Il 2024 si era chiuso per la Ciociaria all’insegna della deindustrializzazione e della precarizzazione: qual è la situazione del lavoro e del comparto produttivo a 4 mesi di distanza?
“La situazione è stagnante, non si vedono spiragli di luce. Servono idee e progetti di ampio respiro. E poi bisognerebbe iniziare a investire su progetti concreti, adattabili al territorio in tempi brevi. Le istituzioni, con l’aiuto delle parti sociali, sono chiamate ad affrontare e risolvere le difficoltà. Sotto questo aspetto, l’ultimo provvedimento da 500 milioni di euro emanato recentemente dal Mimit, che ha stabilito termini e modalità per la presentazione delle domande relative alla realizzazione di programmi di sviluppo finalizzati a potenziare e promuovere la competitività e la resilienza delle filiere strategiche di approvvigionamento, mediante lo strumento dei Contratti di sviluppo, è un segnale positivo. Le filiere produttive strategiche individuate comprendono i settori dell’automotive, agroindustria, design, moda e arredo, sistema casa, metallurgia e siderurgia, meccanica strumentale, elettronica e ottica, treni, navi, aerei e industria aerospaziale, chimica e farmaceutica. Molte sono presenti sul nostro territorio, non va persa questa occasione. Dobbiamo puntare sulla qualità per cui servono politiche industriali capaci di sostenere la riconversione produttiva, sulla transizione energetica, tecnologica, dei cambiamenti climatici, spingere sul turismo, valorizzando il patrimonio storico, culturale e paesaggistico della Ciociaria”.
Torna d’attualità l’industria delle armi tra iniziativa all’ex Winchester di Anagni e proposte di conversione per aziende dell’indotto automotive: quale l’approccio suo e della Uil a questa tematica?
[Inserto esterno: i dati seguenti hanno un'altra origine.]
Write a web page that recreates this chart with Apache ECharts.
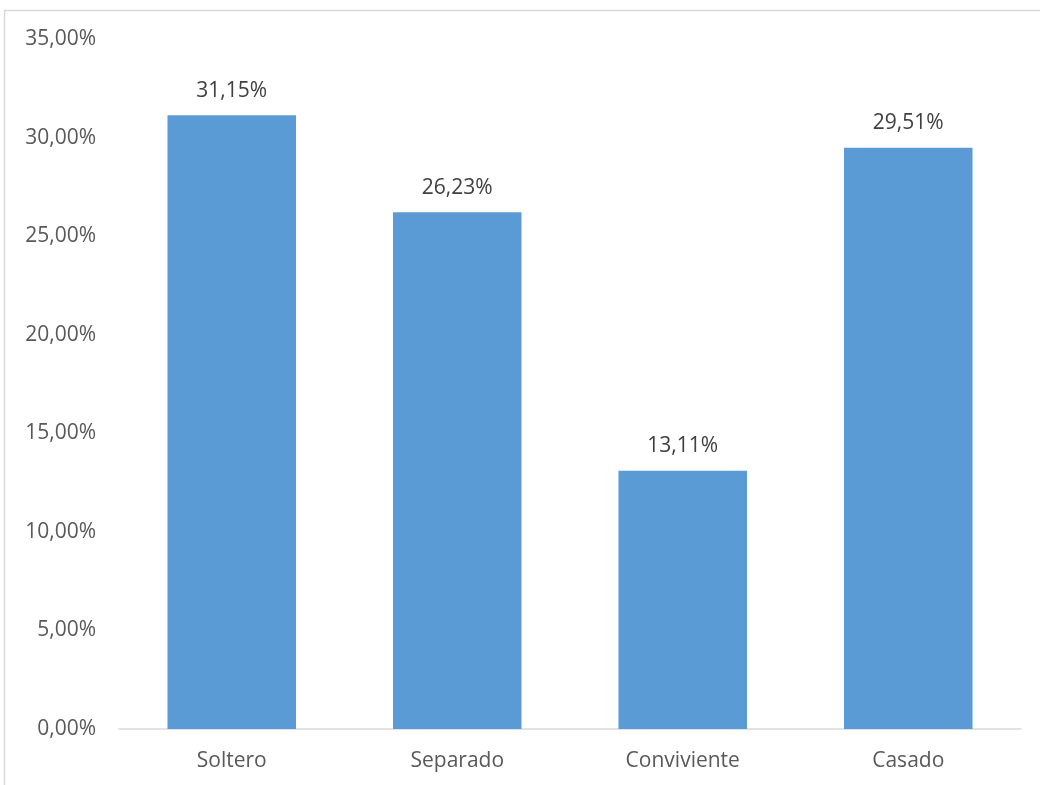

“Le armi significano guerre, quindi una valutazione personalmente estremamente negativa. Non si può pensare a un progetto simile, la guerra porta solo altra guerra, non la pace. Sarebbe pura utopia pensare che i produttori di armi possano impegnarsi per ottenere la pace. L’indimenticato Alberto Sordi ce lo ha descritto impietosamente nel film ‘Finché c’è guerra c’è speranza’. Con le guerre – la storia ce lo insegna – ci sarà una piccola parte del mondo che si arricchirà sempre di più e il resto – la maggioranza – morirà di stenti o di bombe”.
Arriva un altro Primo Maggio mentre il ricorso alla cassa integrazione resta da allarme rosso, i redditi dei ciociari sono tra i più bassi del Lazio: come invertire questo declino?
“Non è impossibile invertire il declino. Serve però coraggio, quel coraggio che finora è mancato e che ha assecondato la crescita smisurata del lavoro precariato. Una nostra ricerca ha rilevato che nel 2023 tre contratti di lavoro su quattro attivati a Frosinone e provincia sono stati atipici. E non è un caso se recentemente abbiamo rilevato che in Ciociaria c’è il gender pay gap più elevato del Lazio, che ha portato le lavoratrici a guadagnare mediamente nel 2023 quasi ottomila euro in meno dei colleghi uomini. Coraggio delle scelte, insomma. Coraggio che finora è mancato anche nel campo della salute e sicurezza sul lavoro. Non a caso lo scorso anno la Ciociaria ha pianto 11 persone morte sul lavoro, due in più rispetto all’anno precedente. Il Primo Maggio è la festa dei lavoratori. Il Primo Maggio oggi segna il nostro impegno per rimettere al centro il lavoro sicuro e di qualità per le persone”.